At the end of the day, as with all things internet, there is a lot of sifting through "trash" in order for anyone who wants to find valuable information, but those are ultimately the only resources I would vouch for personally. I would probably start with some basic YouTube videos then just dive into Oracle's tutorial. That was ultimately what helped me the most to avoid my previously mentioned issue of being presented with material I couldn't even properly experiment with on my own to further understand it. These basic video tutorials gave me some ideas I could play with and simple ways of performing tasks, so I could then attempt to do similar tasks in slightly different ways just to play with new things.

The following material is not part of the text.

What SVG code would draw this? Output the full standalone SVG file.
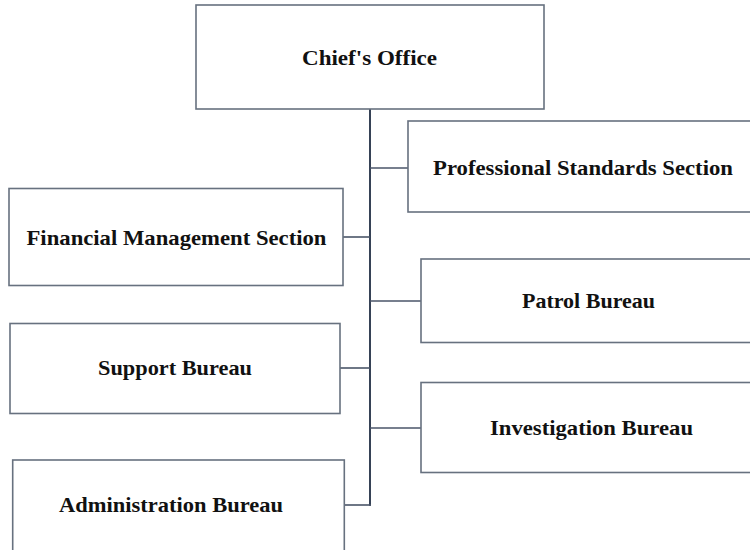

For a field in which I think I've forgotten more than I've learned after all the times I either turned away from it or was pulled away from it (the former in my earlier years and the latter in more recent times), I would just say above all else the only thing more valuable than knowing where to turn is having the will to keep at it. Rather than being overly frustrated with myself for ever having stopped all that time ago, I'm kinda grateful for first-hand knowledge of what a pain it is to come back way later and have to start from scratch again when, somewhere inside, I certainly wanted to dive in and just start hard and fast. Not wanting to relive this experience again is a tremendous motivation for me now. Plus, frankly, to regret going the route I chose would essentially equate to regretting all the other valuable experiences and lessons I've had through things like my time in the military, or my time as an electrician, or factory worker, or... well you name it. I bounced around thinking I'd find that great job I needed to provide for my family the way I wanted to, and now I know one thing for sure. For the past eight years, I learned a little bit about a great many things, but that's not really any use when it comes to making progress on a career level (duh, right?) This time of my life is thankfully very well set now for me to really bite down and focus on just doing one thing. The one thing that I was better at in my school days than any other thing. The one thing that after all this time, I've never completely stopped wanting to do.
So, here's to trading my current frustrations over trying to learn today to all of the frustrations faced in the life of an actual, professional programmer tomorrow (which I strangely suspect will often be less about actually "how do I write this complex bit of code?" and more about the political games involved in, oh, every job I've had ever).